Post by SquatloosianTroll »

Pollock v. Farmers Loan & Trust Co. (1898)

"...Ordinarily, all taxes paid primarily by persons who can shift the burden upon someone else, or who are under no legal compulsion to pay them, are considered indirect taxes; but a tax upon property holders in respect of their estates, whether real or personal, or of the income yielded by such estates, and the payment of which cannot be avoided, are direct taxes ..."

and

“… it is apparent (1) that the distinction between direct and indirect taxation was well understood by the framers of the constitution and those who adopted it; (2) that, under the state system of taxation, all taxes on real estate or personal property or the rents or income thereof were regarded as direct taxes;” Pollock v. Farmer’s Loan & Trust Co., 157 U.S. 429, 574 (1895)

and;

“... A tax upon one's whole income is a tax upon the annual receipts from his whole property, and as such falls within the same class as a tax upon that property, and is a direct tax, in the meaning of the Constitution.... “
“We are of opinion that the law in question, so far as it levies a tax on the rents or income of real estate, is in violation of the constitution, and is invalid.” Pollock v. Farmer’s Loan & Trust Co., 157 U.S. 429, 583 (1895)

and;
“...We have unanimously held in this case that, so far as this law operates on the receipts from municipal bonds , it cannot be sustained, because it is a tax on the powers of the States, and on their instrumentalities to borrow money, and consequently repugnant to the Constitution. ...it follows that, if the revenue from municipal bonds cannot be taxed because the source cannot be, the same rule applies to revenue from any other source not subject to the tax; and the lack of power to levy any but an apportioned tax on real and personal property equally exists as to the revenue therefrom. Admitting that this act taxes the income of property irrespective of its source, still we cannot doubt that such a tax is necessarily a direct tax in the meaning of the Constitution. In England, we do not understand that an income tax has ever been regarded as other than a direct tax. In Dowell's History of Taxation and Taxes in England, given, and an income tax is invariably classified as a direct tax. Pollock v. Farmer’s Loan & Trust Co., 157 U.S. 429, 586 (1895)
and, from the supporting opinion of Justice Fields in this case:

“I am of opinion that the whole law of 1894 should be declared void, and without any binding force,-that part which relates to the tax on the rents, profits, or income from real estate, that is, so much as constitutes part of the direct tax, because not imposed by the rule of apportionment according to the representation of the states, as prescribed by the constitution; and that part which imposes a tax upon the bonds and securities of the several states, and upon the bonds and securities of their municipal bodies, and upon on the salaries of judges of the courts of the United States, as being beyond the power of congress; and that part which lays duties, imposts, and excises, as void in not providing for the uniformity required by the constitution in such cases” Pollock v. Farmer’s Loan & Trust Co., 157 U.S. 429, 607 (1895)
But wait, he’s not done yet:

“The income tax law under consideration is marked by discriminating features which affect the whole law. It discriminates between those who receive an income of $4,000 and those who do not. It thus vitiates, in my judgment, by this arbitrary discrimination, the whole legislation. Hamilton says in one of his papers (the Continentalist): 'The genius of liberty reprobates everything arbitrary or discretionary in taxation. It exacts that every man, by a definite and general rule, should know what proportion of his property the state demands; whatever liberty we may boast of in theory, it cannot exist in fact while [arbitrary] assessments continue.'” 1 Hamilton's Works (Ed. 1885) 270. Pollock v. Farmer’s Loan & Trust Co., 157 U.S. 429, 596 (1895)

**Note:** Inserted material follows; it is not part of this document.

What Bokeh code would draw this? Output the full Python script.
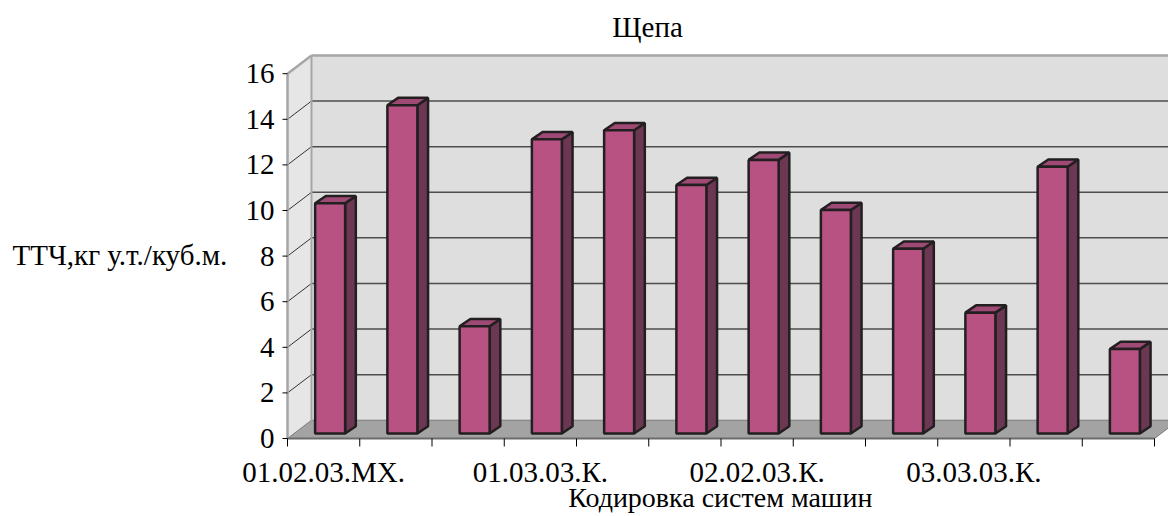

His words ring as truly prophetic, as we are certainly now confronted today with all of the same aspects of the income tax that he confronted and rejected in his day. Justice Fields further pursues this issue,

“The legislation, in the discrimination it makes, is class legislation. Whenever a distinction is made in the burdens a law imposes or in the benefits it confers on any citizens by reason of their birth, or wealth, or religion, it is class legislation, and leads inevitably to oppression and abuses, and to general unrest and disturbance in society. It was hoped and believed that the great amendments to the constitution which followed the late Civil War had rendered such legislation impossible for all future time. But the objectionable legislation reappears in the act under consideration.” Pollock v. Farmer’s Loan & Trust Co., 157 U.S. 429, 596 (1895)

And, in recognition of the long since forgotten constitutional limitations on the federal power to tax,

“There is no such thing in the theory of our national government as unlimited power of taxation in congress. There are limitations, as he justly observes, of its powers arising out of the essential nature of all free governments; there are reservations of individual rights, without which society could not exist, and which are respected by every government. The right of taxation is subject to these limitations. Citizens' Savings Loan Ass'n v. Topeka, 20 Wall. 655, and Parkersburg v. Brown, 106 U.S. 487, 1 Sup. Ct. 442.” Pollock v. Farmer’s Loan & Trust Co., 157 U.S. 429, 599 (1895)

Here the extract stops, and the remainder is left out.